REVIEW: Whistle and I’ll Come To You
ADAM SCOVELL reviews BBC Ghost Stories: Whistle and I’ll Come to You due to be released this week by the BFI
The first of the two BFI releases due out on the 20th of August, the first double bill of the classic BBC ghost story adaptations sets the tone for the future releases while also justifying the detail and time put into them. This release contains both adaptations of perhaps M.R James’ most famous short tale and the release plays wonderfully on the natural juxtaposition of the two very different interpretations.
The 1968 version adapted by the talented Jonathan Miller (The Drinking Party, Alice in Wonderland) kick starts this series with chilling perspicacity. Sir Michael Hordern plays an academic professor on holiday on the Norfolk coast. The adaptation focuses on belief systems and how the professor’s pompous logic becomes the undoing of him as he becomes increasingly more haunted after finding an old whistle in a graveyard by the sea. Though the presence of Horden brings to mind images of a certain travelling bear, his performance is astonishingly detailed and nuanced playing an atypical academic with crumbling people skills and mind alike.
This is a piece of work that revels in both its visuals and its soundscape. Miller focuses on the eerie landscape, making it seem beautiful but haunting at the same time. The idea of a possessed object or an “inorganic demon” as the wonderful accompanying booklet describes it as, is a powerful one, yet here it’s possible to read the haunting as attacks of self doubt or even dementia as well. The actual visuals of the ghosts are subtlety unnerving but the real scares come from the sounds of film. The dreamscape of Parkin as he’s chased along the beach and then sees a cloth-like entity is only truly scary due to the horrible delayed effects of his own voice and waking. The same goes for the final haunting where the sounds of rustling sheets and Parkins own hysteria are terrifying and a real jolt as the adaptation ends.

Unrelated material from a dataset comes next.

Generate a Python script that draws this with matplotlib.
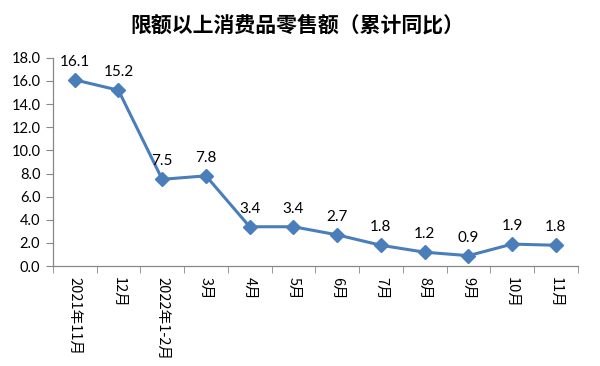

Andy de Emmony’s 2010 adaptation is a very different beast. It seems unfairly maligned for being flexible with the source material as well different to the 1968 version, yet it seems that this is only born out of adoration for the originals rather than any real genuine criticism of the adaptation. John Hurt plays our professor sceptic this time, yet he is on no mere holiday. The version opens with Parkin putting his wife into a home as she’s shut down completely with dementia. This is far more dark territory than previously explored but it also adds to the emotional impact of the haunting, making it sad as well as scary.